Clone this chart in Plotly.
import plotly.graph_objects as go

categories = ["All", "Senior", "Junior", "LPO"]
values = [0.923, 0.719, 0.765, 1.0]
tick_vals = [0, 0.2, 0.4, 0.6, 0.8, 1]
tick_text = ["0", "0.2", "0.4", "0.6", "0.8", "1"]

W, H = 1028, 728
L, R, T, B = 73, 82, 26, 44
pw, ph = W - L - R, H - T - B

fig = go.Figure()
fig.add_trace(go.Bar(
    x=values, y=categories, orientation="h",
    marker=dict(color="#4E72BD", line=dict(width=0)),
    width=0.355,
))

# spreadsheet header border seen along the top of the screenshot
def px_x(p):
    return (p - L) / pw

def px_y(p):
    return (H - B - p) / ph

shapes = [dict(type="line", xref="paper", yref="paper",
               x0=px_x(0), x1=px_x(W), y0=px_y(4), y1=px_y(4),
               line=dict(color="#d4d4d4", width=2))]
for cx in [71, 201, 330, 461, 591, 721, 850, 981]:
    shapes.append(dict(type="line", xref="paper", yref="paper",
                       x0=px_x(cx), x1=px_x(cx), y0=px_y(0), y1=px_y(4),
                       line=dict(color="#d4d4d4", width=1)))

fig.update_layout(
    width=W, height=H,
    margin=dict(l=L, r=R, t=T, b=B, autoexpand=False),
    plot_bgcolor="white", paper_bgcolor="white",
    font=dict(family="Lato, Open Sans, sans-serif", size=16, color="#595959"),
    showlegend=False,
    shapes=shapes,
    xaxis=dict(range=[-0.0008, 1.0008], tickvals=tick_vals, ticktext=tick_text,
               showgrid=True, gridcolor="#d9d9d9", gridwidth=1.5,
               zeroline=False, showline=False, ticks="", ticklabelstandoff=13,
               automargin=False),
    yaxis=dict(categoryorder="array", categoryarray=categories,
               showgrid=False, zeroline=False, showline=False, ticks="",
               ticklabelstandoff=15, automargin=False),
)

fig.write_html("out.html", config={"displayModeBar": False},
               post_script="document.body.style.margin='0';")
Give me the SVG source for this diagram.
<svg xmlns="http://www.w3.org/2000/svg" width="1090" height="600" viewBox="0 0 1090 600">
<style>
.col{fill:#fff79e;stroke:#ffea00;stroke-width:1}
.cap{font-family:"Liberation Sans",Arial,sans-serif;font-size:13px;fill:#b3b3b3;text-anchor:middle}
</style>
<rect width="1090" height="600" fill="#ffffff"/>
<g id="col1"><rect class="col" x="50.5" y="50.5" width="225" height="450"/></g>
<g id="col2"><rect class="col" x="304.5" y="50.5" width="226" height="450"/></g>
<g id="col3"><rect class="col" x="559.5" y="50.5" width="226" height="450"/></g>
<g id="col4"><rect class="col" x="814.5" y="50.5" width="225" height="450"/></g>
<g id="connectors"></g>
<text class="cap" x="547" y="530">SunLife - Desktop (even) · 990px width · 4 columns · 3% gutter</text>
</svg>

_ _ _ _

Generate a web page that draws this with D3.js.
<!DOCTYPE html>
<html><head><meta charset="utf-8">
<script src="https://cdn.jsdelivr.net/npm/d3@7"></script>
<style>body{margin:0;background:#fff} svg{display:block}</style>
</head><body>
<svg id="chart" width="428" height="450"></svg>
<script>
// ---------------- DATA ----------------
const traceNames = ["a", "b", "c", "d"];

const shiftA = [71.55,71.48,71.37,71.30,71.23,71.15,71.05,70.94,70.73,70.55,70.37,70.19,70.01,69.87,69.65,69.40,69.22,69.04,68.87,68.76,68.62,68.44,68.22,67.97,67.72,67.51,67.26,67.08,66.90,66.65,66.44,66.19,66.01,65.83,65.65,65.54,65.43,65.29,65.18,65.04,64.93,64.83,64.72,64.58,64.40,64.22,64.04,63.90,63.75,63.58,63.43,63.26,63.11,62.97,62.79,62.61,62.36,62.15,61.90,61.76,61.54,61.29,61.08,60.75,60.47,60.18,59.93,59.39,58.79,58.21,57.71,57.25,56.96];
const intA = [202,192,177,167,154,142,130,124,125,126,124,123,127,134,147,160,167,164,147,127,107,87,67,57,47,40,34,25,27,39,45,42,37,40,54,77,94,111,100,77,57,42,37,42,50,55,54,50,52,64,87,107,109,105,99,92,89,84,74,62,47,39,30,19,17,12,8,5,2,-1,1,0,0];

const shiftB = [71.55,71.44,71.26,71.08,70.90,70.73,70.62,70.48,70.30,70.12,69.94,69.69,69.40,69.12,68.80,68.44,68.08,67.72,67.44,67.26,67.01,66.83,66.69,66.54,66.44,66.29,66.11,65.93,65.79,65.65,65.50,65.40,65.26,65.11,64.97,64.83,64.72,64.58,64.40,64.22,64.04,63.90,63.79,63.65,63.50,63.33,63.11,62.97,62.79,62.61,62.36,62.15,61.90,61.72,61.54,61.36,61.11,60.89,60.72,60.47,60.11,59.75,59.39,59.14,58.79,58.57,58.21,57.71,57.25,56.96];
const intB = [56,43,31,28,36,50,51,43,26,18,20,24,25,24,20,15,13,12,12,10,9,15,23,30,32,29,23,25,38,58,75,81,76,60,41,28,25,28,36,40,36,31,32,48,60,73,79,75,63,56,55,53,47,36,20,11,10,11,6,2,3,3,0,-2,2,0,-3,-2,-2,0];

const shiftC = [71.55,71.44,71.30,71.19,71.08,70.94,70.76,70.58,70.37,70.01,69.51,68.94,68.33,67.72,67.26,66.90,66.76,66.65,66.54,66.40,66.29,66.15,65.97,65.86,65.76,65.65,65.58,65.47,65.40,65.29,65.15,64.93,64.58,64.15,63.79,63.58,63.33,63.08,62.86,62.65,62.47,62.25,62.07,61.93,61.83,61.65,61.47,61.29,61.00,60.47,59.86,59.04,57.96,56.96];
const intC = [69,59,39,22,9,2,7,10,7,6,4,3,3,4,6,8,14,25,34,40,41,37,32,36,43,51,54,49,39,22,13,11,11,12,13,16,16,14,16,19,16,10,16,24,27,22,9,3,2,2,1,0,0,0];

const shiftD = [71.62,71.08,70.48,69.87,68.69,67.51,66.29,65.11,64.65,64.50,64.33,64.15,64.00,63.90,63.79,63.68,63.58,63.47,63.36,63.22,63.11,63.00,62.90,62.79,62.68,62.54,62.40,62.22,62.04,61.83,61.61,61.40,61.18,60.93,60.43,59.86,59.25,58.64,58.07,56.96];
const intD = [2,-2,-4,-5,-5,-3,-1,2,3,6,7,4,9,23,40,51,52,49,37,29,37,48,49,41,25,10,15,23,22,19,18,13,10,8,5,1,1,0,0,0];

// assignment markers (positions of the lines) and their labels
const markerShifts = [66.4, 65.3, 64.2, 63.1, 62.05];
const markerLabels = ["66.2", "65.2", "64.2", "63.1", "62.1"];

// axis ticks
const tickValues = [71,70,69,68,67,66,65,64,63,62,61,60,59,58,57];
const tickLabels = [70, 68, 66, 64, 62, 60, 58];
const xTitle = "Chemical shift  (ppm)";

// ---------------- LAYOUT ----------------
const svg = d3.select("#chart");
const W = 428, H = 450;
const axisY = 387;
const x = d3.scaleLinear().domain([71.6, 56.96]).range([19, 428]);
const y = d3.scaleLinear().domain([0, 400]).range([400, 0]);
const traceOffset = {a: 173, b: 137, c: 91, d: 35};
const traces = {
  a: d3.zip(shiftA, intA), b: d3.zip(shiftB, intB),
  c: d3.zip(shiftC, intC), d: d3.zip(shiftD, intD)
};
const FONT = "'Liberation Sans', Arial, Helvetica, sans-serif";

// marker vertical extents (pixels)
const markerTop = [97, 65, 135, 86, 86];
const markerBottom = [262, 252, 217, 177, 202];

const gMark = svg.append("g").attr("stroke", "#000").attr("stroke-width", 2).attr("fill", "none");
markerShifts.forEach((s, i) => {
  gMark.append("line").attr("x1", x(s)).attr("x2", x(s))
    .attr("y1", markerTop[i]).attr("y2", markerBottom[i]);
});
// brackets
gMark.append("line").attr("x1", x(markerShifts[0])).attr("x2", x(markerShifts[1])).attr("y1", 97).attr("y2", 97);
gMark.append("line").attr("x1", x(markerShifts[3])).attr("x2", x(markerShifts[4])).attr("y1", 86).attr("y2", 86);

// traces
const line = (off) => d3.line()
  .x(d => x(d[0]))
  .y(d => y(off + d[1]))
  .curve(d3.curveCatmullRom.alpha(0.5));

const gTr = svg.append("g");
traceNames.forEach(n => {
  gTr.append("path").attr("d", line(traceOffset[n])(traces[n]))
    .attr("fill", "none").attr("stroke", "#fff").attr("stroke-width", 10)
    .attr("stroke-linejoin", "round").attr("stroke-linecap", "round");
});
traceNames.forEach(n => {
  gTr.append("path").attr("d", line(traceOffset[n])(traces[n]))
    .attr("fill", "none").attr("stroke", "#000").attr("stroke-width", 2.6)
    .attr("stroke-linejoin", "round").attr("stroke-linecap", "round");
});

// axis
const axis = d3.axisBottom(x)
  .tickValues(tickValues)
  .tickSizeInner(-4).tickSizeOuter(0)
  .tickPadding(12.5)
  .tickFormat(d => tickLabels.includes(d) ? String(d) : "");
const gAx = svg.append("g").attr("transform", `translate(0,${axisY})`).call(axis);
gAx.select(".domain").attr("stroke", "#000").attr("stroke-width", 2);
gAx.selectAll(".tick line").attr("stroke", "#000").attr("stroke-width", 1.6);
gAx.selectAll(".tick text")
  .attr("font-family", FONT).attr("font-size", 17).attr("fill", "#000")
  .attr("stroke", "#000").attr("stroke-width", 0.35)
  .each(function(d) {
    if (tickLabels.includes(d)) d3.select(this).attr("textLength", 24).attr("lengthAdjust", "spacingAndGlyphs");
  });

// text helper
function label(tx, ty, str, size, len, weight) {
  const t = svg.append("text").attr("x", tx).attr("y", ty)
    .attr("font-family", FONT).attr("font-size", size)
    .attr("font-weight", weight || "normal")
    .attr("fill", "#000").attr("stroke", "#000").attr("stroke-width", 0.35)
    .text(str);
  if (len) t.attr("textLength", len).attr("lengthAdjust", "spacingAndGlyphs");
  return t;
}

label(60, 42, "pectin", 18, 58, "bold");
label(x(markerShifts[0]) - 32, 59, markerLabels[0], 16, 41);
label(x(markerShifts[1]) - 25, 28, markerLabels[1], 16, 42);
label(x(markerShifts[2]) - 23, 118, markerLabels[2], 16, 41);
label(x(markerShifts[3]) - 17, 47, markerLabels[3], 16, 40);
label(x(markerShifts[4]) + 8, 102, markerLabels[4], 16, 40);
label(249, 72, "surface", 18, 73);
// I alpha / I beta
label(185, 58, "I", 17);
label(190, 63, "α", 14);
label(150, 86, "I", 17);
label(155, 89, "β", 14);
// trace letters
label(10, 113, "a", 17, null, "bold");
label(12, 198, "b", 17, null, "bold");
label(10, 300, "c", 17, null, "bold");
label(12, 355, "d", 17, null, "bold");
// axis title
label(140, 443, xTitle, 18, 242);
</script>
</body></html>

_ _ _ _

Given exercise =>
Copy out the lines that hold "chart".

Task answer =>
Clone this chart in Plotly.
<svg id="chart" width="428" height="450"></svg>
const svg = d3.select("#chart");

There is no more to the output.